Big Data Tools for Physics Analysis
Description
Spark is an open-source software framework for large-scale big data processing on clusters. While it has become mainstream in industry, its adoption in the field of physics is still in its infancy. This project intends to explore the use of Spark for physics analysis at CERN, and in particular its interplay with two technologies: (i) ROOT, a software toolkit widely used for high-energy physics analysis, and (ii) the Jupyter notebooks, a well-known interface for interactive analysis. The main development of this project will focus on making it easier to manage Spark computations from a Jupyter notebook. A plugin will be developed so that notebook users can monitor the status of a Spark job submitted from a notebook cell, and even cancel it if necessary. The main use case of the plugin will be a parallel physics analysis with ROOT and Spark, with a possible second use case in distributed machine learning.
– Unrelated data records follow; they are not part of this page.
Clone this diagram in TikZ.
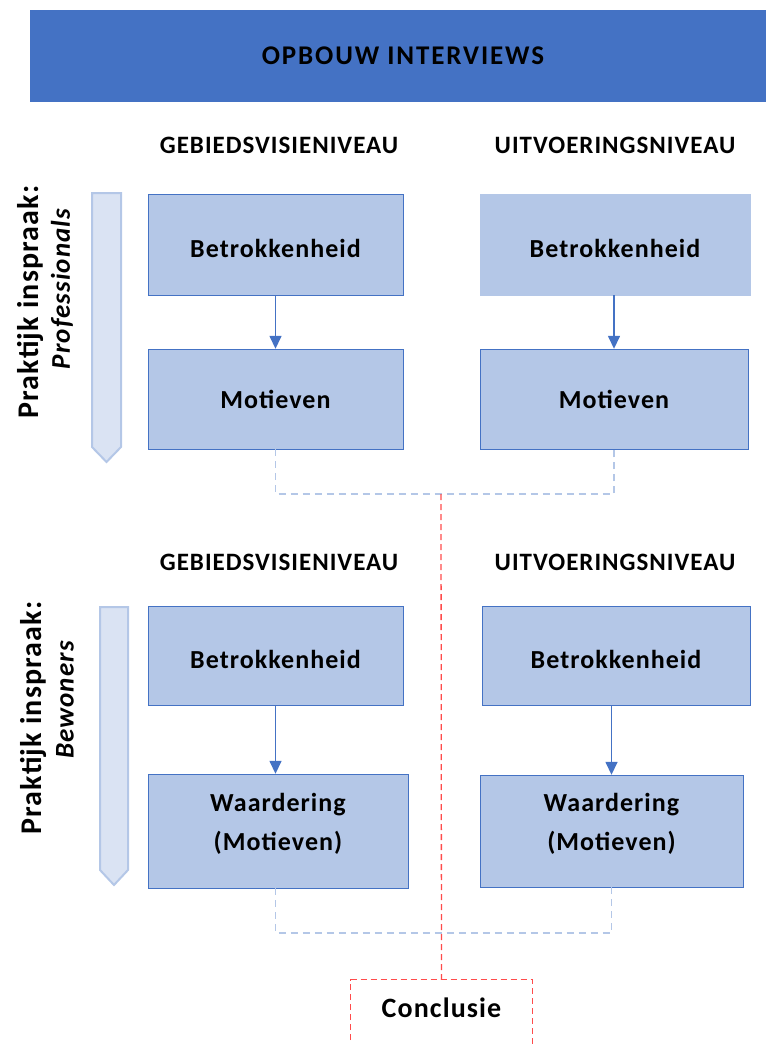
\documentclass[tikz,border=0pt]{standalone}
\usepackage{fontspec}
\setmainfont{Carlito}
\newfontfamily\titlefont[LetterSpace=7]{Carlito}
\newfontfamily\widefont[LetterSpace=4]{Carlito}
\usetikzlibrary{arrows.meta}

\definecolor{titleblue}{HTML}{4472C4}
\definecolor{boxblue}{HTML}{B4C7E7}
\definecolor{sidefill}{HTML}{DAE3F3}
\definecolor{dashred}{HTML}{FF4B4B}

\tikzset{
  levelbox/.style={draw=titleblue, fill=boxblue, inner sep=0pt, align=center,
    font=\widefont\bfseries\fontsize{26}{39}\selectfont},
  lowtext/.style={text height=26pt, text depth=0pt},
  hightext/.style={text depth=18pt},
  header/.style={font=\widefont\bfseries\fontsize{25}{30}\selectfont},
  sidelabel/.style={rotate=90, font=\widefont\bfseries\fontsize{30}{34}\selectfont},
  sidesub/.style={rotate=90, font=\widefont\bfseries\itshape\fontsize{27}{30}\selectfont},
  flow/.style={-{Triangle[length=13pt,width=12pt]}, titleblue, line width=1.5pt},
  merge/.style={boxblue, line width=1.2pt, dash pattern=on 7pt off 5pt},
  toconcl/.style={dashred, line width=1.3pt, dash pattern=on 6pt off 4pt},
  sidearrow/.style={fill=sidefill, draw=boxblue, line width=2pt}
}

\begin{document}
\begin{tikzpicture}[x=1pt, y=-1pt]
  \useasboundingbox (0,0) rectangle (766,1044);

  % Title bar
  \fill[titleblue] (30,10) rectangle (766,102);
  \node[font=\titlefont\bfseries\fontsize{27}{32}\selectfont] (title) at (403,56) {OPBOUW INTERVIEWS};

  % Professionals
  \node[header] (gv1) at (279,145) {GEBIEDSVISIENIVEAU};
  \node[header] (uv1) at (615,145) {UITVOERINGSNIVEAU};

  \node[levelbox, lowtext, minimum width=255pt, minimum height=101pt] (pb1) at (275.5,244.5) {Betrokkenheid};
  \node[levelbox, lowtext, draw=boxblue, minimum width=270pt, minimum height=101pt] (pb2) at (615,244.5) {Betrokkenheid};
  \node[levelbox, minimum width=255pt, minimum height=100pt] (pm1) at (275.5,399) {Motieven};
  \node[levelbox, minimum width=268pt, minimum height=100pt] (pm2) at (614,399) {Motieven};

  \draw[flow] (pb1.south) -- (pm1.north);
  \draw[flow] (pb2.south -| pm2.north) -- (pm2.north);

  \draw[sidearrow] (92,193) -- (121,193) -- (121,447) -- (106.5,462) -- (92,447) -- cycle;
  \node[sidelabel] (pl1) at (30,302) {Praktijk inspraak:};
  \node[sidesub] (ps1) at (62,289) {Professionals};

  % Bewoners
  \node[header] (gv2) at (279,562) {GEBIEDSVISIENIVEAU};
  \node[header] (uv2) at (615,562) {UITVOERINGSNIVEAU};

  \node[levelbox, lowtext, minimum width=255pt, minimum height=99pt] (bb1) at (275.5,655.5) {Betrokkenheid};
  \node[levelbox, lowtext, minimum width=268pt, minimum height=99pt] (bb2) at (616,655.5) {Betrokkenheid};
  \node[levelbox, hightext, minimum width=260pt, minimum height=114pt] (bw1) at (278,831) {Waardering\\(Motieven)};
  \node[levelbox, hightext, minimum width=263pt, minimum height=112pt] (bw2) at (611.5,831) {Waardering\\(Motieven)};

  \draw[flow] (bb1.south) -- (bb1.south |- bw1.north);
  \draw[flow] (bb2.south -| bw2.north) -- (bw2.north);

  \draw[sidearrow] (100,607) -- (128,607) -- (128,870) -- (114,885) -- (100,870) -- cycle;
  \node[sidelabel] (pl2) at (33,718) {Praktijk inspraak:};
  \node[sidesub] (ps2) at (65,700) {Bewoners};

  % Merging lines
  \coordinate (j1) at (441,494);
  \coordinate (j2) at (441,933);
  \draw[merge] (pm1.south) |- (j1) -| (pm2.south);
  \draw[merge] (bb1.south |- bw1.south) |- (j2) -| (bw2.south);

  % Conclusion
  \node[font=\widefont\bfseries\fontsize{28}{32}\selectfont, minimum width=181pt, minimum height=56pt] (concl) at (441.5,1008) {Conclusie};
  \draw[toconcl] (j1) -- (concl.north);
  \draw[toconcl] (concl.north west |- 0,1060) -- (concl.north west) -- (concl.north east) -- (concl.north east |- 0,1060);
\end{tikzpicture}
\end{document}
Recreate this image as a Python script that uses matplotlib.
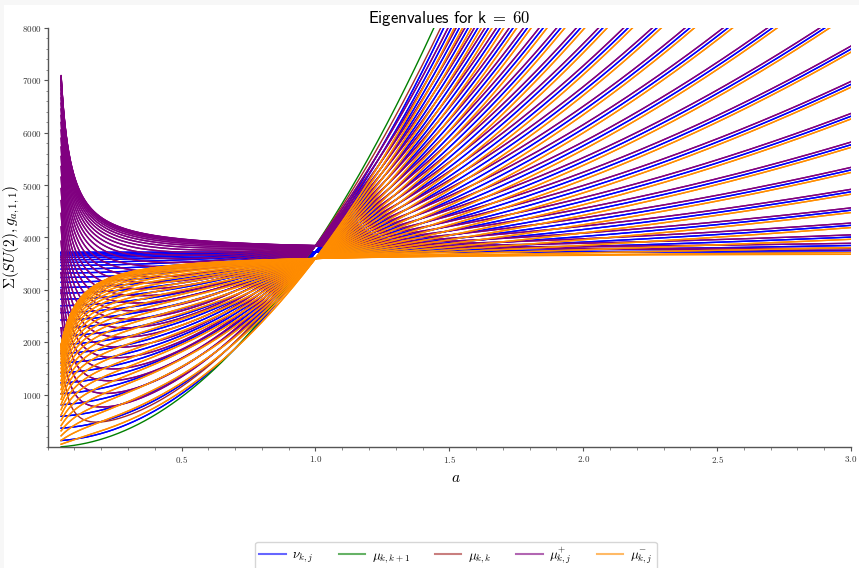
import numpy as np
import matplotlib
matplotlib.use("Agg")
import matplotlib.pyplot as plt
from matplotlib.lines import Line2D
from matplotlib.patches import Rectangle
from matplotlib.ticker import FixedLocator, MultipleLocator, FuncFormatter

plt.rcParams['mathtext.fontset'] = 'cm'

# ---- data ----
k = 60                      # representation index
a_range = [0.05, 3.0]       # metric parameter range plotted
j_nu = list(range(0, k + 1))   # indices for nu_{k,j}
j_mu = list(range(1, k))       # indices for mu^{+-}_{k,j}
x_ticks = [0.5, 1.0, 1.5, 2.0, 2.5, 3.0]
y_ticks = [1000, 2000, 3000, 4000, 5000, 6000, 7000, 8000]
title = r"$\mathsf{Eigenvalues\ for\ k\;=\;60}$"
legend_labels = [r"$\nu_{k,j}$", r"$\mu_{k,k+1}$", r"$\mu_{k,k}$",
                 r"$\mu_{k,j}^{+}$", r"$\mu_{k,j}^{-}$"]
colors = ["#0000ff", "#008000", "#a52a2a", "#800080", "#ff8c00"]

a = np.linspace(a_range[0], a_range[1], 3000)


def nu(j):
    return k * (k + 2) + (a ** 2 - 1) * (k - 2 * j) ** 2


def mu_plus(j):
    return (np.sqrt(nu(j) + 1 / a ** 2) + 1 / a) ** 2


def mu_minus(j):
    return (np.sqrt(nu(j) + 1 / a ** 2) - 1 / a) ** 2


mu_kk1 = a ** 2 * (k + 2) ** 2
mu_kk = (a * k + 2 / a) ** 2

# ---- figure ----
W, H = 859, 568
fig = plt.figure(figsize=(W / 100, H / 100), dpi=100)
fig.patch.set_facecolor("#f7f7f7")
fig.patches.append(Rectangle((4 / W, 0), 1, 1 - 5 / H, transform=fig.transFigure,
                             facecolor="white", edgecolor="none", zorder=-10))

ax = fig.add_axes([47.7 / W, 1 - 447.3 / H, (851 - 47.7) / W, (447.3 - 27.7) / H])
ax.set_facecolor("none")

lw = 1.0
for j in j_nu:
    ax.plot(a, nu(j), color=colors[0], lw=lw)
ax.plot(a, mu_kk1, color=colors[1], lw=lw)
ax.plot(a, mu_kk, color=colors[2], lw=lw)
for j in j_mu:
    ax.plot(a, mu_plus(j), color=colors[3], lw=lw)
for j in j_mu:
    ax.plot(a, mu_minus(j), color=colors[4], lw=lw)

ax.set_xlim(0, 3.0)
ax.set_ylim(0, 8000)

for s in ["top", "right"]:
    ax.spines[s].set_visible(False)
for s in ["left", "bottom"]:
    ax.spines[s].set_color("#555555")
    ax.spines[s].set_linewidth(1.0)

ax.xaxis.set_major_locator(FixedLocator(x_ticks))
ax.xaxis.set_minor_locator(MultipleLocator(0.1))
ax.yaxis.set_major_locator(FixedLocator(y_ticks))
ax.yaxis.set_minor_locator(MultipleLocator(200))
ax.xaxis.set_major_formatter(FuncFormatter(lambda v, p: r"$%.1f$" % v))
ax.yaxis.set_major_formatter(FuncFormatter(lambda v, p: r"$%d$" % v))
ax.tick_params(which="major", length=3, width=0.8, color="#555555",
               labelsize=6.5, pad=1.5, labelcolor="#333333")
ax.tick_params(which="minor", length=1.8, width=0.6, color="#777777")

ax.set_xlabel(r"$a$", fontsize=11)
ax.xaxis.set_label_coords((456 - 47.7) / 803.3, (447.3 - 470) / 419.6)
ax.set_ylabel(r"$\Sigma(SU(2), g_{a,1,1})$", fontsize=11)
ax.yaxis.set_label_coords((22 - 47.7) / 803.3, 0.5)
ax.set_title(title, fontsize=12, pad=3)

handles = [Line2D([0], [0], color=c, lw=1.5, alpha=0.6) for c in colors]
fig.legend(handles, legend_labels, loc="center", ncol=5,
           bbox_to_anchor=(456 / W, 1 - 556 / H), fontsize=9.5,
           handlelength=2.0, handletextpad=0.5, columnspacing=1.9,
           frameon=True, edgecolor="#cccccc", fancybox=True,
           borderpad=0.3)

fig.savefig("out.png", dpi=100)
The plugin can then be integrated into the SWAN notebook pilot service at CERN.
Task ideas
- Creation of a testbed for submission of Spark jobs from a Jupyter notebook
- Design and implementation of a plugin to monitor Spark jobs from a notebook
- Display information such as progress bars, task statistics and errors
- Allow to cancel ongoing Spark jobs
- Use cases: apply the plugin to a couple of distributed Spark applications
- ROOT physics analysis
- Machine learning
- Tests on CERN IT infrastructure (Spark clusters)
- Integration of the plugin into the SWAN notebook service at CERN
Expected results
Working implementation of the notebook plugin to manage ROOT-Spark jobs
Requirements
Spark, Python, JavaScript, Jupyter notebooks